Infine, la mafia: italiana come ebraica. Unica vera potenza indipendente, interessata agli affari, senza implicazioni politiche, in The Company la criminalità organizzata opera in nome e per conto di chi paga meglio. CIA o KGB poco importa.
Il libro è anche una sorta di epopea della Guerra Fredda, del duro confronto Est-Ovest, fatto di inganni e di “conflitti di bassa tensione”. Adesso che è finita, lo spionaggio continua.
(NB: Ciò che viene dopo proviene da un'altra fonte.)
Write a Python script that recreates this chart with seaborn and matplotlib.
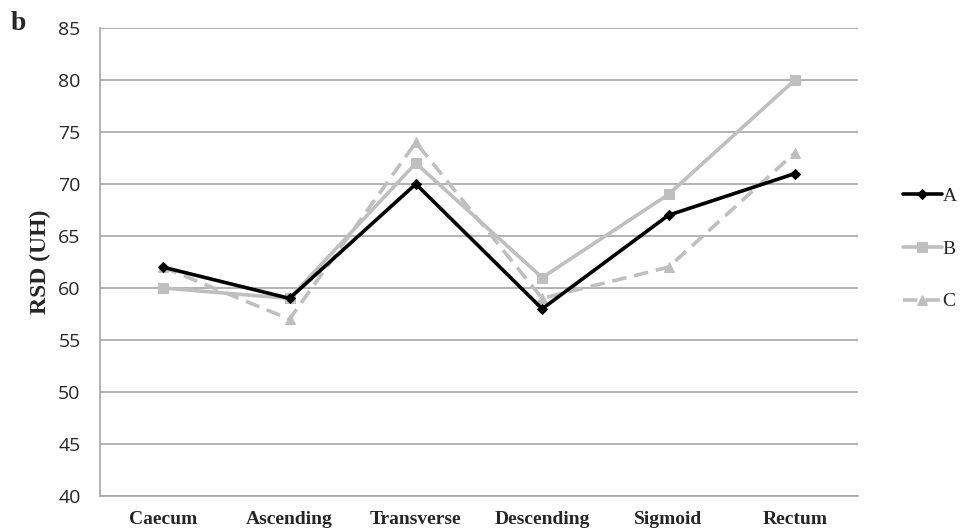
import matplotlib
matplotlib.use("Agg")
import matplotlib.pyplot as plt
import seaborn as sns
import pandas as pd
from matplotlib.ticker import FixedLocator, NullFormatter

segments = ["Caecum", "Ascending", "Transverse", "Descending", "Sigmoid", "Rectum"]
series_a = [62, 59, 70, 58, 67, 71]
series_b = [60, 59, 72, 61, 69, 80]
series_c = [62, 57, 74, 59, 62, 73]
series_names = ["A", "B", "C"]
y_ticks = [40, 45, 50, 55, 60, 65, 70, 75, 80, 85]

rows = []
for name, vals in zip(series_names, [series_a, series_b, series_c]):
    for i, (seg, v) in enumerate(zip(segments, vals)):
        rows.append({"pos": i, "segment": seg, "RSD": v, "group": name})
df = pd.DataFrame(rows)

sns.set_style("white")
plt.rcParams["font.family"] = ["Open Sans", "DejaVu Sans"]

fig = plt.figure(figsize=(9.68, 5.3), dpi=100)
ax = fig.add_axes([100 / 968, 1 - 496 / 530, 758 / 968, 468 / 530])

grid_col = "#a6a6a6"
palette = {"A": "#000000", "B": "#bfbfbf", "C": "#bfbfbf"}
markers = {"A": "D", "B": "s", "C": "^"}
sizes = {"A": 5, "B": 7, "C": 7}

for name in series_names:
    sub = df[df["group"] == name]
    sns.lineplot(data=sub, x="pos", y="RSD", ax=ax, color=palette[name],
                 marker=markers[name], markersize=sizes[name],
                 markeredgecolor=palette[name], linewidth=2.6,
                 dashes=False, label=name, zorder=3 if name == "A" else 2,
                 linestyle="--" if name == "C" else "-")

for line in ax.get_lines():
    if line.get_label() == "C":
        line.set_dashes((4, 2.2))

ax.set_xlim(-0.5, 5.5)
ax.set_ylim(40, 85)
ax.set_yticks(y_ticks)
ax.yaxis.grid(True, color=grid_col, linewidth=1.2)
ax.set_axisbelow(True)

ax.set_xticks(range(len(segments)))
ax.set_xticklabels(segments, fontfamily="Liberation Serif", fontweight="bold", fontsize=14)
ax.xaxis.set_minor_locator(FixedLocator([i - 0.5 for i in range(len(segments) + 1)]))
ax.xaxis.set_minor_formatter(NullFormatter())
ax.tick_params(axis="x", which="major", length=0, pad=11)
ax.tick_params(axis="x", which="minor", length=5, color=grid_col, width=1.2, direction="out")
ax.tick_params(axis="y", length=6, color=grid_col, width=1.2, direction="out", labelsize=14, pad=8)

for side in ["top", "right"]:
    ax.spines[side].set_visible(False)
for side in ["left", "bottom"]:
    ax.spines[side].set_color(grid_col)
    ax.spines[side].set_linewidth(1.2)

ax.set_xlabel("")
ax.set_ylabel("RSD (UH)", fontfamily="Liberation Serif", fontweight="bold", fontsize=17)
ax.yaxis.set_label_coords(-0.065, 0.5)

leg = ax.legend(loc="center left", bbox_to_anchor=(889 / 968, 1 - 249 / 530),
                bbox_transform=fig.transFigure, frameon=False, borderpad=0.2,
                prop={"family": "Liberation Serif", "size": 14},
                handlelength=2.0, handletextpad=0.05, labelspacing=1.8)

fig.text(11 / 968, 1 - 23 / 530, "b", fontfamily="Liberation Serif", fontweight="bold",
         fontsize=20, va="center", ha="left")

fig.savefig("out.png", dpi=100)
Anzi il lavoro dell’Agenzia si è fatto più difficile, perché al “nemico” si sono sostituiti i “nemici”, si sono moltiplicate le aree di tensione e si sono diversificati i livelli di rischio.
Gli uomini di Langley continuano, come tutti, a commettere errori di analisi e di valutazione e spesso di acquisizione, soprattutto quando la politica preme. Il rapporto della Commissione del Congresso sull’11 settembre, come sulle informazioni fornite all’Amministrazione Bush sull’Iraq e sulle armi di distruzione di massa, hanno messo in evidenza la mancanza di comunicazione fra diversi enti di intelligence (CIA, FBI, NSA), quando non c’è stata concorrenza al limite del sabotaggio, unita a una burocratizzazione spinta all’estremo.
Una fase di transizione, senza dubbio. A uscirne potrebbe contribuire anche il libro di Littell, se non altro per gli spunti di riflessione che il racconto propone.